Imagine, if you will, an elected official put into office by a constituency that voted not just for the person, but the party. Now, imagine that individual forsaking his/her constituents for personal gain, real or perceived. One signature on a floor-crossing form, and the MP they sent to Ottawa suddenly wears a different jersey. The voter’s ballot, cast in good faith, is nullified. Their vote no longer matters.
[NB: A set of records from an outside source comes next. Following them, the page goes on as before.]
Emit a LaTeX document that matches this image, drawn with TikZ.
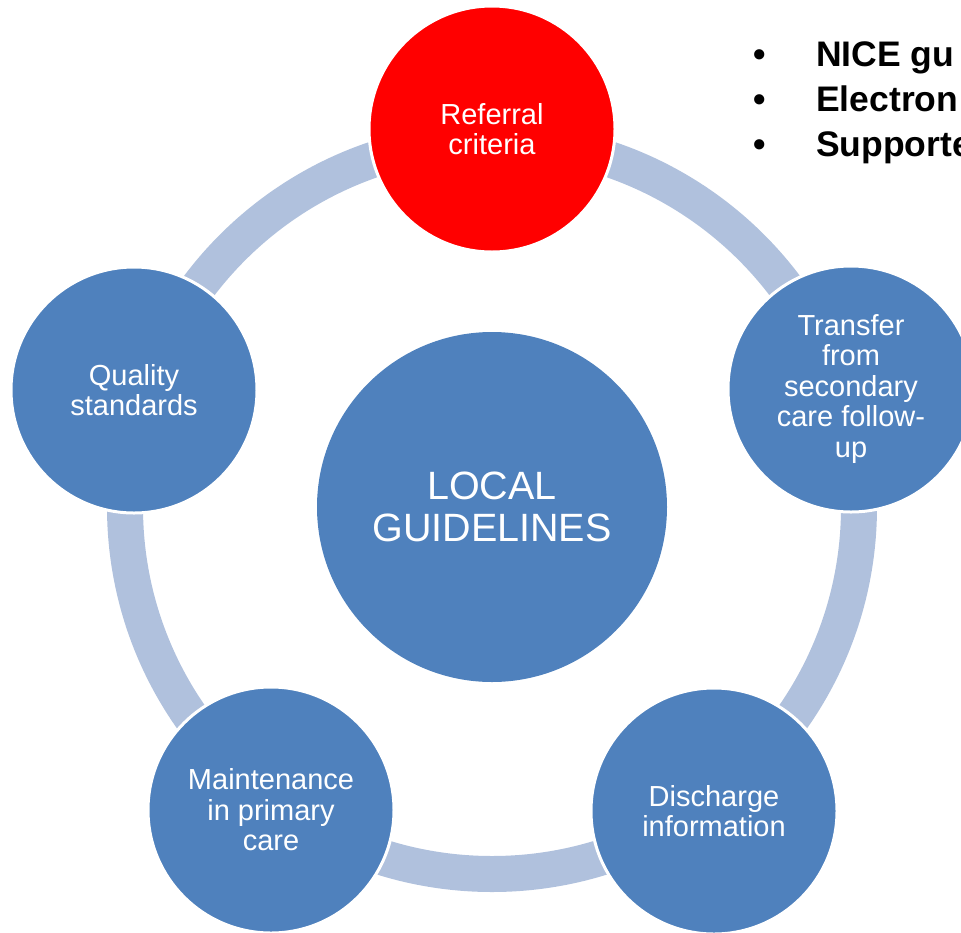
\documentclass[tikz,border=0pt]{standalone}
\usepackage{fontspec}
\setmainfont{Liberation Sans}
\definecolor{cblue}{RGB}{79,129,189}
\definecolor{cring}{RGB}{176,193,221}
\definecolor{cred}{RGB}{255,0,0}
\begin{document}
\begin{tikzpicture}[x=1pt,y=-1pt,
  outer/.style={circle, minimum size=246pt, inner sep=0pt, fill=cblue, draw=white, line width=3pt,
    text=white, align=center, font=\fontsize{29}{30.5}\selectfont},
  hub/.style={circle, minimum size=350pt, inner sep=0pt, fill=cblue,
    text=white, align=center, font=\fontsize{39.5}{42.3}\selectfont},
  ring/.style={draw=cring, line width=36pt},
  bul/.style={anchor=base, inner sep=0pt, font=\fontsize{35.5}{45}\selectfont\bfseries},
  bultext/.style={anchor=base west, inner sep=0pt, font=\fontsize{35.5}{45}\selectfont\bfseries}]
\useasboundingbox (0,0) rectangle (961,932);
\coordinate (c) at (492,507);
\draw[ring] (c) circle [radius=367pt];
\node[hub] (hub) at (c) {LOCAL\\GUIDELINES};
\node[outer, fill=cred] (ref) at (492,129) {Referral\\criteria};
\node[outer] (tra) at (851,389) {Transfer\\from\\secondary\\care follow-\\up};
\node[outer] (dis) at (714,811) {Discharge\\information};
\node[outer] (mai) at (271,810) {Maintenance\\in primary\\care};
\node[outer] (qua) at (134,390) {Quality\\standards};
\node[bul] (b1) at (760,66.7) {•};
\node[bul] (b2) at (760,111) {•};
\node[bul] (b3) at (760,156) {•};
\node[bultext] (t1) at (816,66.7) {NICE gu};
\node[bultext] (t2) at (816,111) {Electron};
\node[bultext] (t3) at (816,156) {Supporte};
\end{tikzpicture}
\end{document}
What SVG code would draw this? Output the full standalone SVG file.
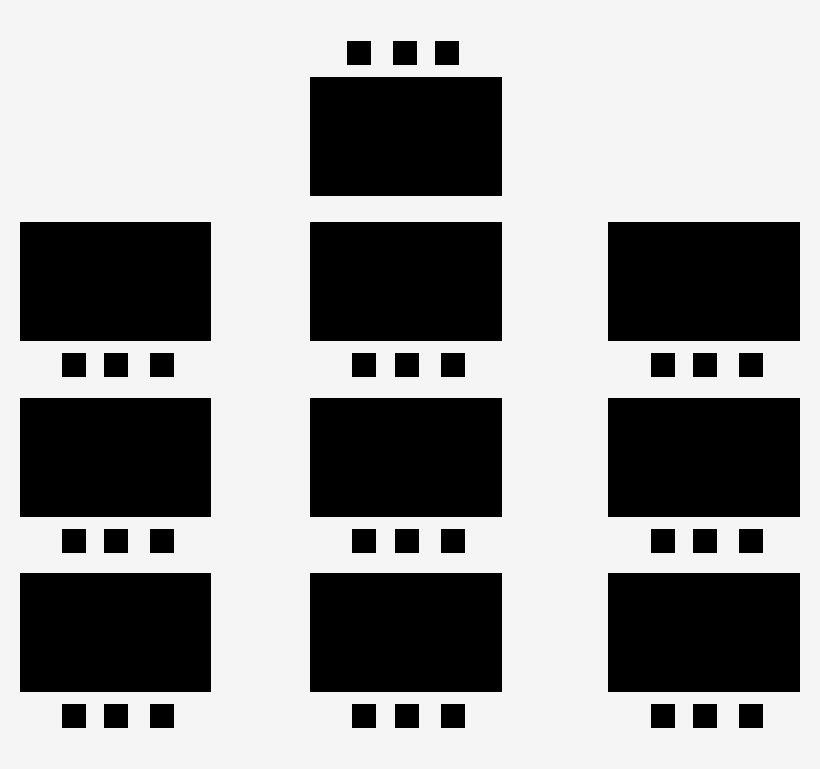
<svg xmlns="http://www.w3.org/2000/svg" width="820" height="769" viewBox="0 0 820 769">
<style>
.t{fill:#000}
.c{fill:#000}
</style>
<rect width="820" height="769" fill="#f5f5f5"/>
<g id="top">
<rect class="c" x="347" y="41" width="24" height="24"/>
<rect class="c" x="393" y="41" width="24" height="24"/>
<rect class="c" x="435" y="41" width="24" height="24"/>
<rect class="t" x="310" y="77" width="192" height="119"/>
</g>
<g id="left1"><rect class="t" x="20" y="222" width="191" height="119"/><rect class="c" x="62" y="353" width="24" height="24"/><rect class="c" x="104" y="353" width="24" height="24"/><rect class="c" x="150" y="353" width="24" height="24"/></g>
<g id="left2"><rect class="t" x="20" y="398" width="191" height="119"/><rect class="c" x="62" y="529" width="24" height="24"/><rect class="c" x="104" y="529" width="24" height="24"/><rect class="c" x="150" y="529" width="24" height="24"/></g>
<g id="left3"><rect class="t" x="20" y="573" width="191" height="119"/><rect class="c" x="62" y="704" width="24" height="24"/><rect class="c" x="104" y="704" width="24" height="24"/><rect class="c" x="150" y="704" width="24" height="24"/></g>
<g id="mid1"><rect class="t" x="310" y="222" width="192" height="119"/><rect class="c" x="352" y="353" width="24" height="24"/><rect class="c" x="395" y="353" width="24" height="24"/><rect class="c" x="441" y="353" width="24" height="24"/></g>
<g id="mid2"><rect class="t" x="310" y="398" width="192" height="119"/><rect class="c" x="352" y="529" width="24" height="24"/><rect class="c" x="395" y="529" width="24" height="24"/><rect class="c" x="441" y="529" width="24" height="24"/></g>
<g id="mid3"><rect class="t" x="310" y="573" width="192" height="119"/><rect class="c" x="352" y="704" width="24" height="24"/><rect class="c" x="395" y="704" width="24" height="24"/><rect class="c" x="441" y="704" width="24" height="24"/></g>
<g id="right1"><rect class="t" x="608" y="222" width="192" height="119"/><rect class="c" x="651" y="353" width="24" height="24"/><rect class="c" x="693" y="353" width="24" height="24"/><rect class="c" x="739" y="353" width="24" height="24"/></g>
<g id="right2"><rect class="t" x="608" y="398" width="192" height="119"/><rect class="c" x="651" y="529" width="24" height="24"/><rect class="c" x="693" y="529" width="24" height="24"/><rect class="c" x="739" y="529" width="24" height="24"/></g>
<g id="right3"><rect class="t" x="608" y="573" width="192" height="119"/><rect class="c" x="651" y="704" width="24" height="24"/><rect class="c" x="693" y="704" width="24" height="24"/><rect class="c" x="739" y="704" width="24" height="24"/></g>
<g id="connectors"/>
</svg>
In the last 6 months, four MPs have done exactly that: crossed the floor to join Mark Carney’s Liberals. Chris d’Entremont (Conservative, Nova Scotia). Michael Ma (Conservative, Ontario). Matt Jeneroux (Conservative, Alberta). And most recently, Lori Idlout (NDP, Nunavut). Each one was sent to Ottawa under one banner, yet now sits under another. Matt Jeneroux’s riding—Edmonton Riverbend—has never, in its entire history, elected a Liberal MP. Never. Voters there chose Conservative representation, not Liberal. Yet today they have a Liberal MP they did not choose. This is not democracy. This is electoral fraud by paperwork.
Floor crossings are not harmless musical chairs. When an MP switches parties, they break the contract they made with their constituents. The voters did not elect a free agent; they elected a representative of a specific party and platform. Allowing that representative to unilaterally change teams—without facing the voters again—means the ballot they cast is meaningless. That’s why floor crossings should automatically trigger a by-election. Let the people decide: do they still want this person, or do they want the party they originally voted for? Recent polling backs this up: an Ipsos survey shows nearly 70% of Canadians would demand an immediate by-election if their own MP crossed the floor, with a majority saying the practice should be banned outright. Anything less is a betrayal of the democratic principle itself.
I strongly believe in this stance, no matter the party or affiliation. If an MP leaves the party they ran under—whether to the Liberals, Conservatives, NDP, Bloc, Greens, or sits as an independent—the riding deserves a fresh say. No exceptions. Do the constituents want the MP or do they want the party that they have decided best reflects their political beliefs. The current system lets politicians trade their voters’ mandate like poker chips, and continue on in the “enemy camp” as if that were perfectly acceptable.
So let’s ask the question many Canadians are thinking: What was the price? Lori Idlout’s son Robin was arrested in December 2024 on serious charges—possession of and accessing child pornography. His first court date was January 2025. Then… silence. No public updates, no trial reports, no resolution in the record. Fifteen months later, almost to the day, Idlout crosses the floor. Was the quiet on those charges her price? Was a discreet stay, a withdrawn file, or a well-placed call the incentive?
And the others? Chris d’Entremont, long-time Conservative. Michael Ma, disgruntled Tory. Matt Jeneroux, who announced retirement only to reverse and join the winning side. Were there cabinet seats dangled? Riding associations quietly funded? Family immigration files expedited? Business permits smoothed? Or simply a seat at the table when the power shifts inevitably into majority territory after the April by-elections—loyalty be damned? Did wheels get greased, and if so which ones?
We may never see the reasons, the deals, the promises made. Deals in Ottawa are done in rooms without cameras, favours delivered through channels that leave no trace. But the pattern is undeniable. Four MPs switch sides in two years. Four times the Liberals gain a seat they didn’t win at the ballot box. Four times constituents are told their choice doesn’t count. And now, with Idlout’s defection pushing Carney’s Liberals to 170 seats—just two shy of a majority—this isn’t mere pragmatism; it’s one step closer to a possible dictatorship stitched together without ever facing the voters. This is betrayal dressed as pragmatism. This is democracy reduced to a transaction. And this is why trust in the system is dead on arrival.
You are now entering another dimension. A dimension not only of sight and sound, but of backroom handshakes and broken promises. A journey into a wondrous land whose boundaries are that of the ballot box… and the ambition of those who would rather cross the floor than face the voters again.
This is what happens… in the Canadian Political Zone.